Step 10: Observability, scaling, and resilience

To keep the shared internal endpoint reliable:

Autoscaling
- Add an HPA based on CPU, RPS, or custom metrics
Readiness and liveness probes
- Configure probes on /health or / (depending on LiteLLM’s health endpoint) to ensure pods are healthy before receiving traffic
Metrics & dashboards
- Use Prometheus/Grafana or your APM to track:
  - Request rate per model
  - Latency / error rate
  - Cost per provider (if exported by LiteLLM)
Deployment strategy
- Use rolling updates with maxUnavailable and maxSurge tuned for your availability needs
- Keep staging/testing namespaces where you can roll out new LiteLLM configs or versions before promoting to production

Putting it all together

By deploying LiteLLM OSS on Kubernetes, you centralize LLM access behind a single, shared internal OpenAI-compatible endpoint.
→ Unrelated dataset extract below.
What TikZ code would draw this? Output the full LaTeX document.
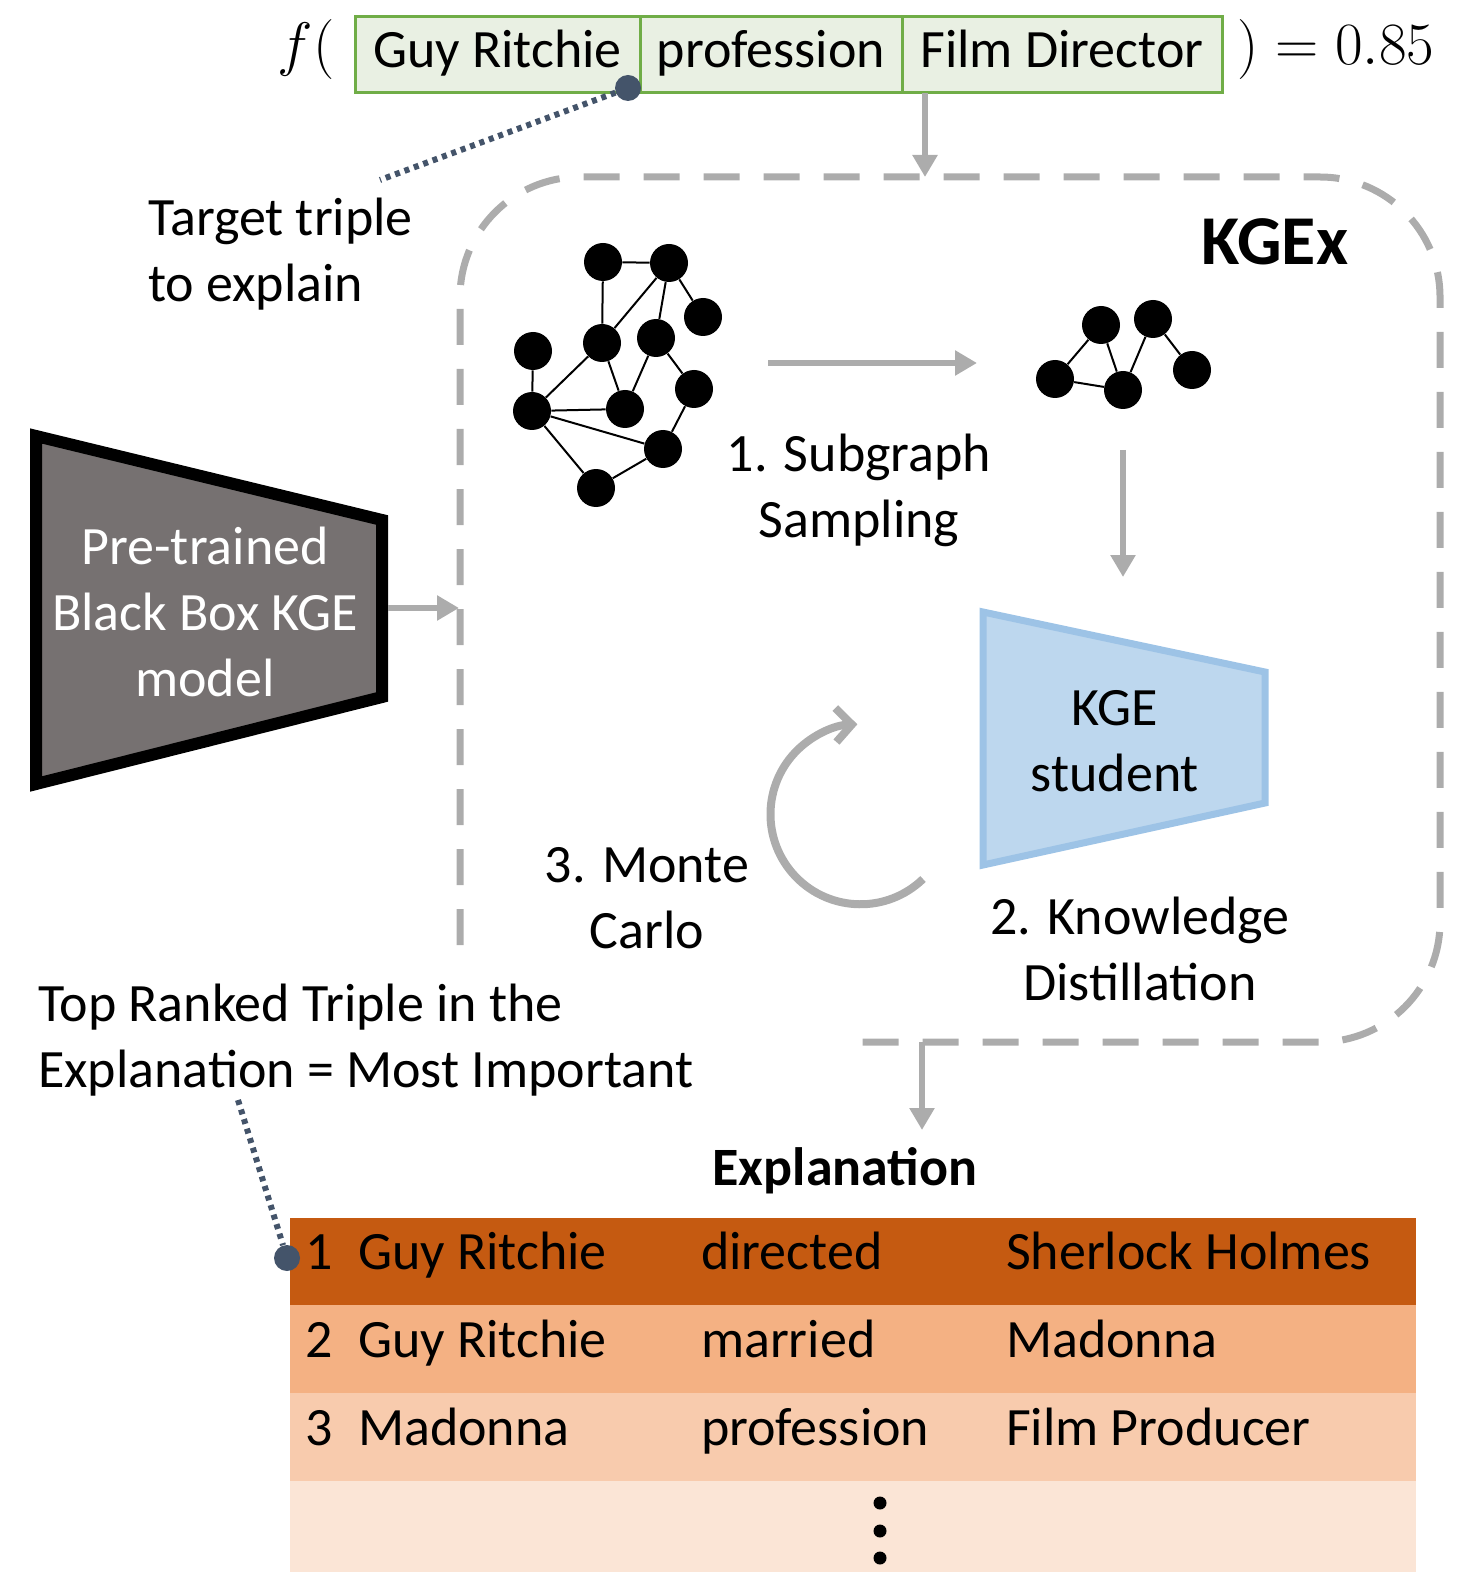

The workflow typically looks like:

Developers use standard OpenAI SDKs and APIs.
The SDKs point to an internal base URL (e.g., https://llm.internal.company/v1).
LiteLLM, running on Kubernetes, routes requests to multiple providers based on a config you control.
You enforce security, logging, cost limits, and model routing policy in one place instead of every application.

This pattern makes it easier to:

Swap or add providers without changing application code
Maintain consistent security and compliance controls
Monitor and optimize your organization’s LLM usage centrally

As you iterate, you can expand the deployment for more advanced needs—tenant-aware routing, fine-grained quotas per team, local GPU-backed models, or detailed observability—while preserving the same simple OpenAI-compatible interface for every internal consumer.